Navigating planning permissions can be complex for any development project.  Chris Crew from Collas Crill explains the new Development and Planning Authority guidelines and provides insights to help developers keep their projects on track.

For the success of any development project, timing is everything.

In challenging economic times, where supply issues, high prices, and market uncertainties weigh heavily, applicants and developers must take a careful and strategic approach in order to avoid planning permission lapsing.

Unlike in Jersey and the UK, and despite provisions allowing for this to be dealt with by way of an Ordinance, under Guernsey’s planning system there is no statutory or otherwise established definition of what works are required to keep a planning permission ‘alive’ and enable development to continue after the standard three year expiry date.

The new guidance

The Development and Planning Authority (‘the DPA’) has published new guidance setting out its position on what is required to demonstrate that a planning permission has been started on site.

Amongst other things, the guidance states that:

Once a development has started the work can continue without the requirement for further permissions to be sought, even if this is over a significant period, providing that there is an intention to complete the development.

It goes on to clarify that:

Generally, commencement of approved works will involve building out of the ground such as starting to build walls off the foundations. On larger schemes construction of access roads or the formation of new accesses or demolition of substantial existing built structures necessary to carry out approved works may amount to commencement.

Before caveating this by saying:

However, preparing or clearing the ground for development, or the digging of foundation trenches does not constitute commencement…

Issues and concerns

Given close similarities between Guernsey’s planning system and those of Jersey and the UK, and absent any statutory definition of ‘commencement’ on which the DPA could base its position, the guidance appears to raise more questions than it answers.
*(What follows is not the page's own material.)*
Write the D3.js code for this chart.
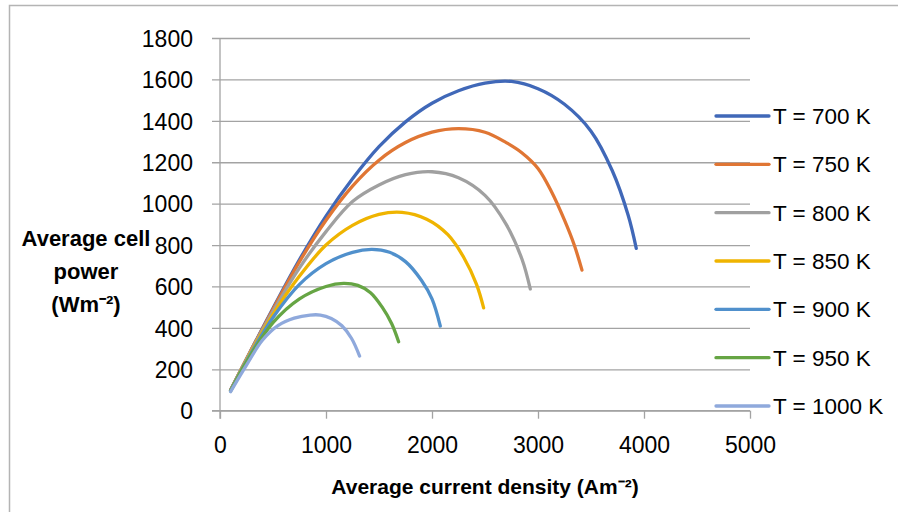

By way of example, the requirement that there must be ‘an intention to complete the development’ is wholly at odds with established and persuasive UK case law. There, the courts have held that an objective approach must be adopted and that there is nothing to justify the, ‘imposition of an ill-defined requirement that the specified operations should be carried out with some particular intention’ East Dunbartonshire Council v SoS for Scotland and MacTaggart and Mickel Ltd, 1998.

Similarly, the suggestion that substantial physical works must be carried out is at odds with leading and many subsequent judgments. In particular, in Pioneer Aggregates (UK) Ltd v SoS for the Environment, 1984, Lord Scarman stated that planning permissions with only a meagre part implemented were hardy beasts with a great capacity for survival. All that is required is that the works must comprise part of the development authorised by the planning permission and be more than de minimis.

Conclusion

Being able to commence an approved development, thereby ‘stopping the clock’ and allowing work to continue at a later date once any issues or obstacles have been overcome, provides applicants and developers with important certainty and flexibility, while at the same time reducing costs and the administrative burden on the DPA in having to deal with repeat applications.

 

Notwithstanding the DPA’s undoubted good intentions in publishing this guidance, it is no substitute for an Ordinance confirming a statutory definition of ‘commencement’, which would remove any lingering uncertainty and greatly reduce the risk of inconsistent decision making in the future.